Neste 47º Festival de Cinema de Gramado, participaram da competitiva de melhores longas-metragens estrangeiros dois filmes dirigidos por mulheres com nacionalidade costarriquenha. Um deles é uma coprodução entre o México e a Costa Rica: Dos Fridas (2018), de Ishtar Yasin, cineasta nascida em Moscou, com plurinacionalidade. O outro é El despertar de las hormigas (2019), de Antonella Sudasassi Furnis, filme que concorreu na seção Forum da Berlinale. Ambos falam sobre corpos femininos.

 El despertar de las hormigas conta a história de Isabel (Daniela Valenciano), mãe de duas meninas (Isabella Moscoso e Avril Alpizar, agraciadas com prêmio especial do júri), que trabalha como costureira para ajudar no orçamento doméstico. É pressionada pelo marido (Leynar Gómez) a ter outro filho. O marido não é um bruto, é até terno, algumas vezes. São das pequenas e repetidas agressões sofridas pelas mulheres e da dificuldade que têm para tomarem decisões concernentes ao próprio corpo que Antonella Sudasassi quer falar. O filme é bastante naturalista na forma como retrata a influência das pressões familiares e do ambiente na vida da protagonista. Soa um tanto anacrônico em alguns momentos, como naqueles em que vemos Isabel tomando anticoncepcional às escondidas, no interior modesto da Costa Rica. Em meio à sua angústia, ela tem alucinações: com insetos, com cabelos, símbolos que também remetem à latino-americanidade (mãe e filhas usualmente não cortam seus cabelos, eles são conservados longos e bem cuidados). Há, porém, algo insólito no filme que não tem relação com os conteúdos das alucinações e sim com a forma como o marido reage à transformação e à tomada de rédeas de Isabel sobre o próprio destino. A ausência da violência explícita desconcerta parte da plateia. El despertar de las hormigas ganhou os Kikitos de melhor filme estrangeiro e prêmio da crítica de melhor filme de longa-metragem estrangeiro, além do reconhecimento acima citado às pequenas atrizes.

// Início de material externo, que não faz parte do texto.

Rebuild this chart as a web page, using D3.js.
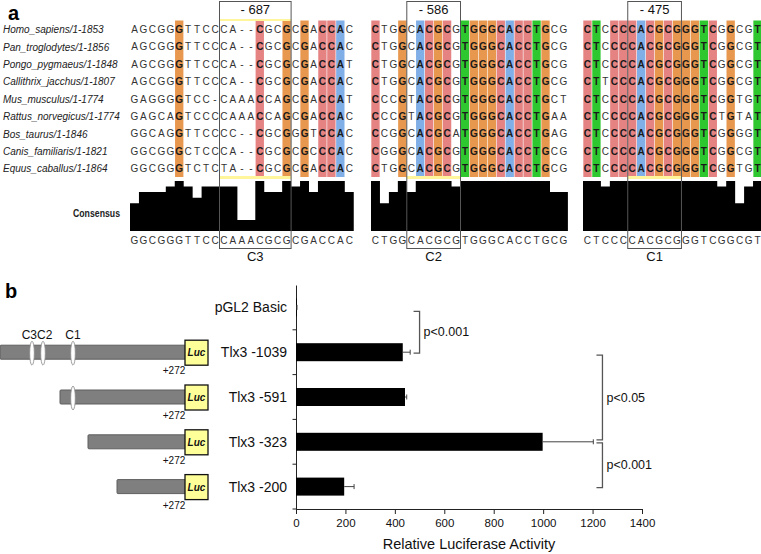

Dos Fridas é inspirado em fatos reais. Frida Kahlo (Ishtar Yasin) foi cuidada pela enfermeira costarriquenha Judith Ferreto (Maria de Medeiros) em seus anos finais no México. Tempos depois, Judith também será cuidada por uma enfermeira (Grettel Méndez) na Costa Rica. No mundo interior de Judith, uma cuidadora com alma artística, devaneios, delírios e realidade passam a se entrelaçar de forma cada vez mais intrincada. O filme fala sobre o tempo, o duplo, a morte. Máscaras, caveiras, bonecos, altares típicos do culto mexicano à morte são reincidentes. A mente e o corpo de Judith vão se tornando cada vez mais frágeis. Lesões semelhantes às de Frida são engendradas. Ela se maquia, se veste como sua antiga paciente, a quem tanto admirou. Em muitas cenas, Judith é filmada por Ishtar Yasin em composições semelhantes às dos autorretratos da pintora mexicana, que pintava seu corpo em sofrimento. O quadro “As duas Fridas” (1939) é um autorretrato duplo: as duas imagens têm os corações expostos. Dos Fridas é um filme formal, complexo, próximo à erudição, que aborda as dores da existência. É labiríntico, com espelhos, retratos, duplos. É tão latino-americano quanto El despertar de las hormigas, embora de vertente diversa. Primordialmente, Antonella filma o corpo feminino inserido em seu ambiente social; Ishtar, imerso em suas questões existenciais. Ela, que também assina o roteiro e a produção de Dos Fridas, recebeu menção honrosa por sua atuação.